For the first nine months of fiscal 2024, Byrna reported net income of $3.12 million, a substantial improvement compared to a net loss of $7.36 million in the prior year period. The company generated $4.48 million in cash from operating activities during this nine-month period, compared to $3.63 million used in operations in the prior year period.

In terms of geographic performance, the United States remains Byrna's primary market, accounting for 92.5% of total revenue in the first nine months of 2024. South Africa contributed 2.7%, Europe/South America 4.0%, and Canada 1.9%. The company's recent strategic moves in Latin America, including the divestiture of its majority stake in Byrna LATAM while retaining exclusive distribution and licensing agreements, position it well for continued international expansion.

Looking ahead, Byrna has provided strong guidance for the fiscal fourth quarter of 2024, with the company projecting revenue of approximately $25 million, well above the current analyst consensus of $21.65 million. This optimistic outlook is underpinned by the continued momentum in Byrna's direct-to-consumer and retail channels, as well as the anticipated impact of the company's upcoming holiday sales promotions. The CEO has expressed confidence that the current growth trajectory will continue, allowing for record growth in profits in 2025.

Liquidity

Byrna's financial position remains solid, with $20.08 million in cash and cash equivalents as of August 31, 2024, and no long-term debt. The company's working capital totaled $29.55 million, providing ample liquidity to fund future growth initiatives.

As of August 31, 2024, Byrna reported a debt-to-equity ratio of 0.013, indicating a very low level of leverage. The company's current ratio stood at 3.51, while its quick ratio was 1.93, both suggesting strong short-term liquidity and ability to meet near-term obligations.

Byrna has no outstanding debt and does not maintain any credit facilities or lines of credit, further highlighting its strong financial position and ability to fund operations and growth initiatives through internally generated cash flow.

Risks and Challenges

While Byrna's growth trajectory has been impressive, the company faces several risks and challenges that investors should be aware of.

First, Byrna operates in a highly competitive and rapidly evolving less-lethal weapons market, where it must contend with established players and new entrants.
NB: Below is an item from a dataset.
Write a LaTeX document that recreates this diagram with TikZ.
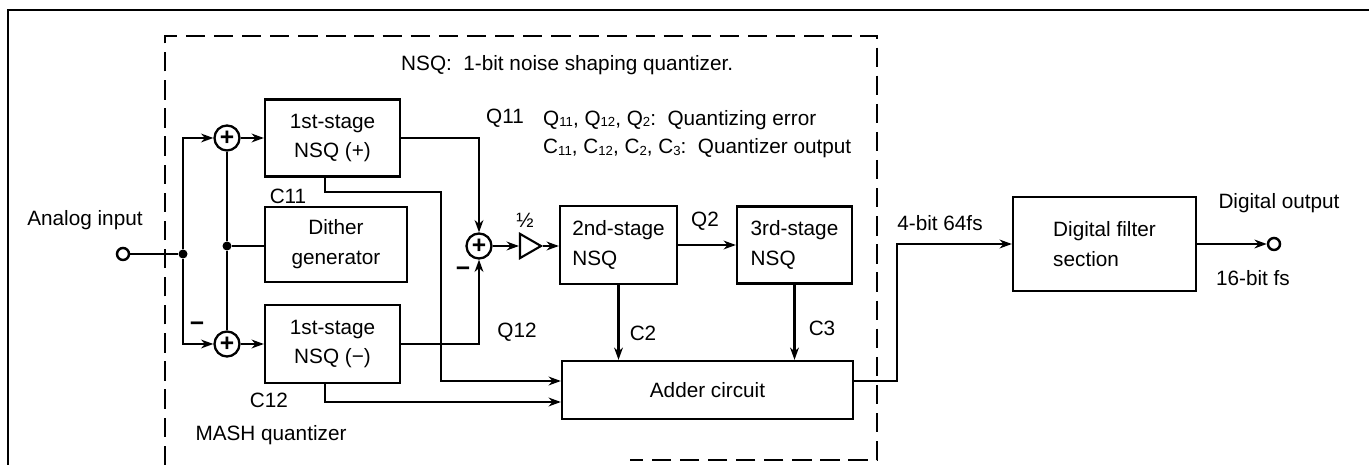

The company's ability to maintain its competitive edge will depend on its capacity to continuously innovate and develop new and improved products.

Additionally, Byrna's reliance on a limited number of key suppliers and the potential for supply chain disruptions pose risks to its manufacturing operations and ability to meet customer demand. The company has taken steps to mitigate these risks, such as dual-sourcing critical components, but remains vulnerable to external factors beyond its control.

Regulatory changes, both domestic and international, also represent a significant risk for Byrna. As a producer of less-lethal weapons, the company must navigate a complex web of laws and regulations that could impact its ability to sell its products in certain markets.

Lastly, Byrna's rapid growth and transition to a more diverse distribution model, including the expansion of its retail footprint, introduce operational complexities and execution risks that the company will need to carefully manage.

Conclusion

Byrna Technologies has established itself as a leading provider of innovative less-lethal personal security solutions, driven by its commitment to empowering individuals to live safely and fully. The company's rapid growth, expanding product lineup, and successful transition to a celebrity endorsement-driven marketing strategy have positioned it for continued success.

While Byrna faces various risks and challenges, the company's strong financial position, operational efficiencies, and growing market presence suggest that it is well-equipped to navigate the road ahead. As the less-lethal weapons industry continues to gain broader acceptance, Byrna appears poised to capitalize on this emerging trend and deliver long-term value for its shareholders.